Anton Bruckner's choral setting

Locus iste is the Latin gradual for the anniversary of the dedication of a church (Missa in anniversario dedicationis ecclesiae), which in German is called Kirchweih. The incipit Locus iste a Deo factus est translates to "This place was made by God". One of the most famous settings is by the Austrian composer Anton Bruckner.

== Text ==

The text is based on the Biblical story of Jacob's Ladder, Jacob's saying "Surely the Lord is in this place; and I knew it not", and the story of the burning bush where Moses is told "put off thy shoes from off thy feet, for the place whereon thou standest is holy ground".

|
Locus iste a Deo factus est, inaestimabile sacramentum, irreprehensibilis est.
 |
This is the Lord's house, which He hath made.

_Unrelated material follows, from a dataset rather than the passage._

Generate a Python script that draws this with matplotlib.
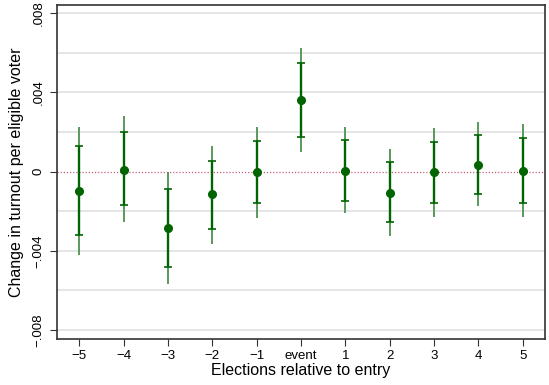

Profoundly sacred, it is beyond reproof.
 |

A translation closer to the Latin is:

|
This place was made by God, a priceless sacrament; it is without reproach.
 |

== Plainchant ==
The plainchant of the gradual appears in the Liber Usualis at p. 1064 of the 1924 edition (modern notation) and p. 1251 of the 1961 edition (chant notation) and also in the Graduale Novum on the p. 379.

== Bruckner's setting ==

Bruckner completed the motet for unaccompanied SATB choir in 1869 for the dedication of a votive chapel at the New Cathedral in Linz. The motet is often performed on anniversaries of church dedication. The piece, which takes about three minutes to perform, is in the key of C major and in common time.